Goodall was born in London in 1934 to an ordinary home and an ordinary life, but she grew into a woman whose curiosity reshaped how we understand creation itself. As a young girl, she would sit for hours watching chickens lay eggs or read Tarzan of the Apes and imagine herself in Africa. She had no formal university degree when she set out for Tanzania -- only a notebook, binoculars, and a sense of wonder that refused to fade.
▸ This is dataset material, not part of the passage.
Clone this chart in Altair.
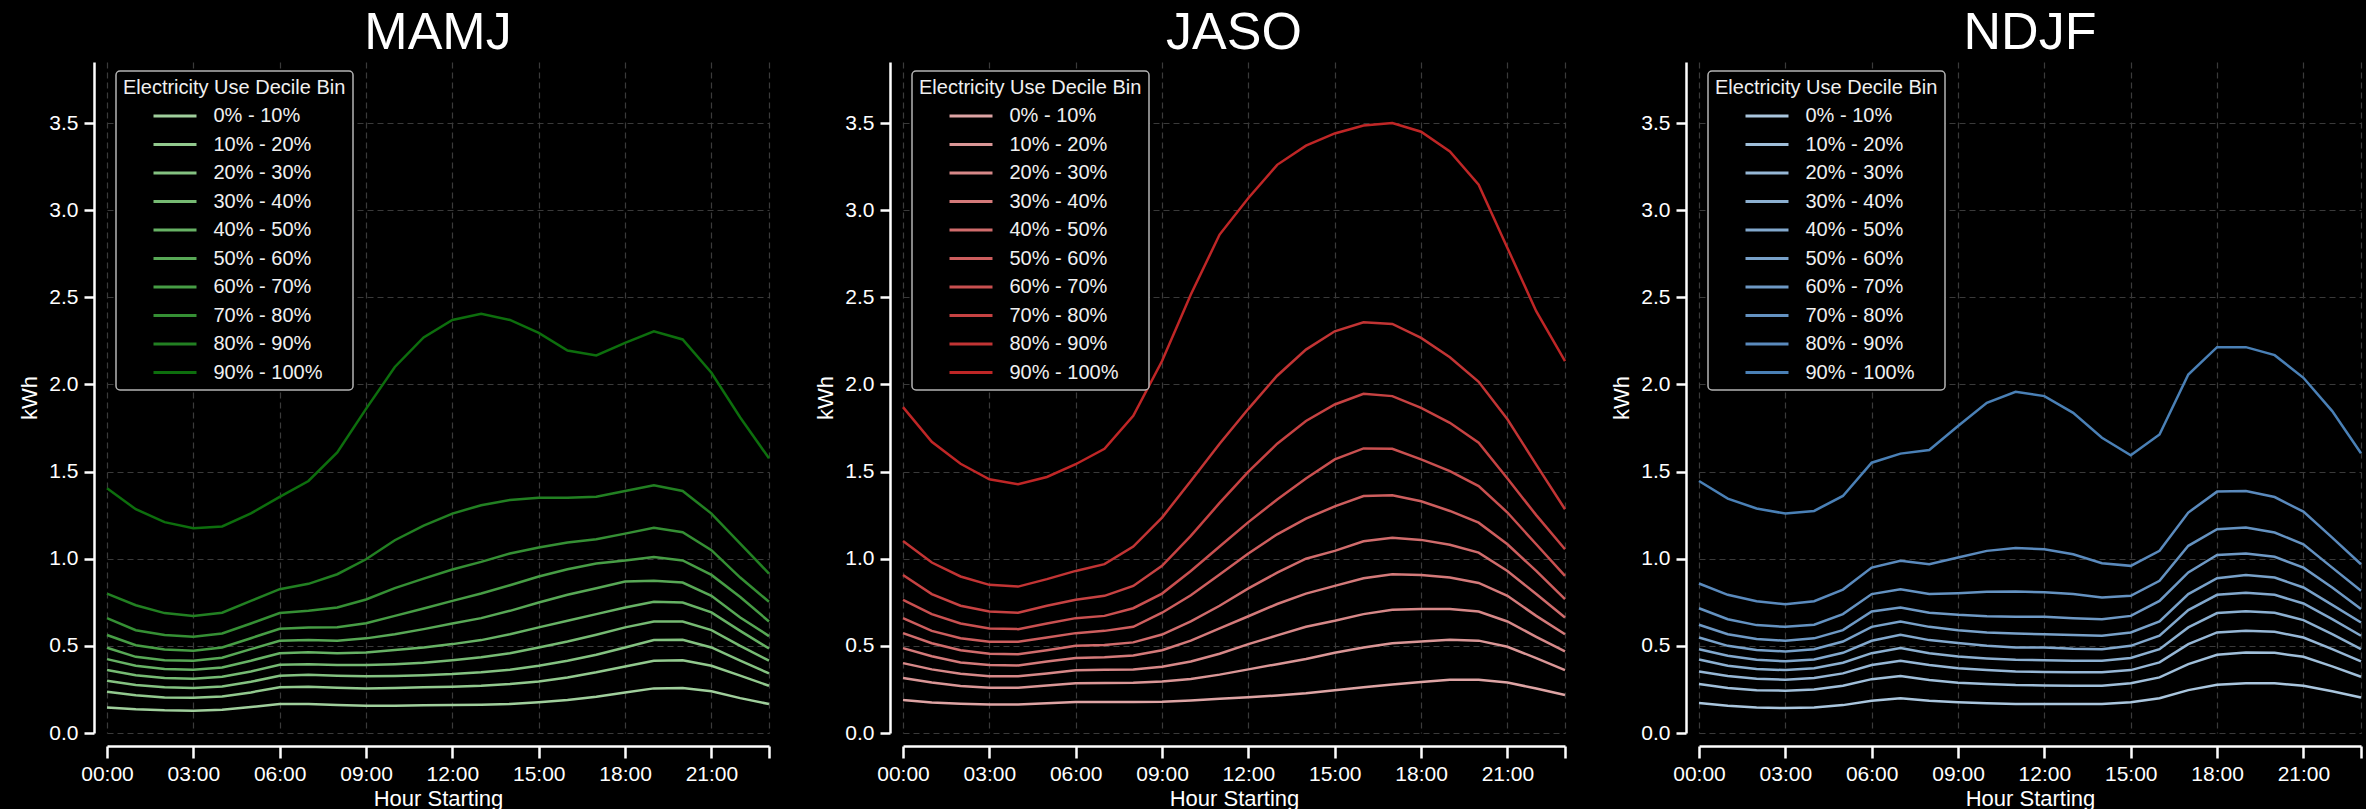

In 1960, Goodall's wonder caught the attention of anthropologist Louis Leakey, who sent her to the Gombe Stream Reserve to observe chimpanzees in the wild. What she found there transformed science as well as the human heart. She noticed that chimpanzees were not the mechanical creatures many had assumed; in truth, they were relational, emotional, even spiritual in their own way. They used tools. They comforted one another. They formed deep family bonds.

Goodall’s approach was radical for its time. She refused to number her subjects like data points; instead, she gave them names like David Greybeard, Flo, and Goliath because she saw in them the spark of God’s good creation. Through her eyes, the natural world became personal again -- not an abstraction to be managed but a community to be honored.

Over the years, she built an extraordinary legacy: founding the Jane Goodall Institute in 1977, launching the Roots & Shoots youth movement, and advocating for animal welfare and environmental justice around the globe. Presidents honored her, universities awarded her doctorates, and kings and queens knighted her. And through it all, she kept her message astonishingly simple: Every one of us can make a difference, one small act at a time. “It’s in our hands,” she would say with quiet conviction.

Consider how closely that phrase aligns with our Inside Out journey this fall. We have been exploring how inner emotions and faith convictions shape the outer contours of our lives -- how fear, joy, sadness, and hope find expression in the way we treat others and the world around us. Jane’s life embodied that movement from the inside out. She let her childlike curiosity become her calling. Her inward compassion for creation became outward stewardship. Her belief that life is sacred -- every life -- became her testimony.

In Scripture, Jesus reminds us that even the smallest actions have eternal weight. Consider Matthew 10:42, for example: “If anyone gives even a cup of cold water… that person will certainly not lose their reward." In a similar way, Goodall lived her life with a kind of gospel patience, trusting that small acts of care could redeem a world that often forgets to notice.

As we remember her this week, perhaps the best way to honor her legacy is not with words but with attention and intention: to look closely at the life around us, to listen deeply, to act kindly. The God who formed the chimpanzee in Gombe and the human heart in each of us is still at work, calling us to see creation as Jane did -- with eyes wide open, and hearts and hands ready to respond.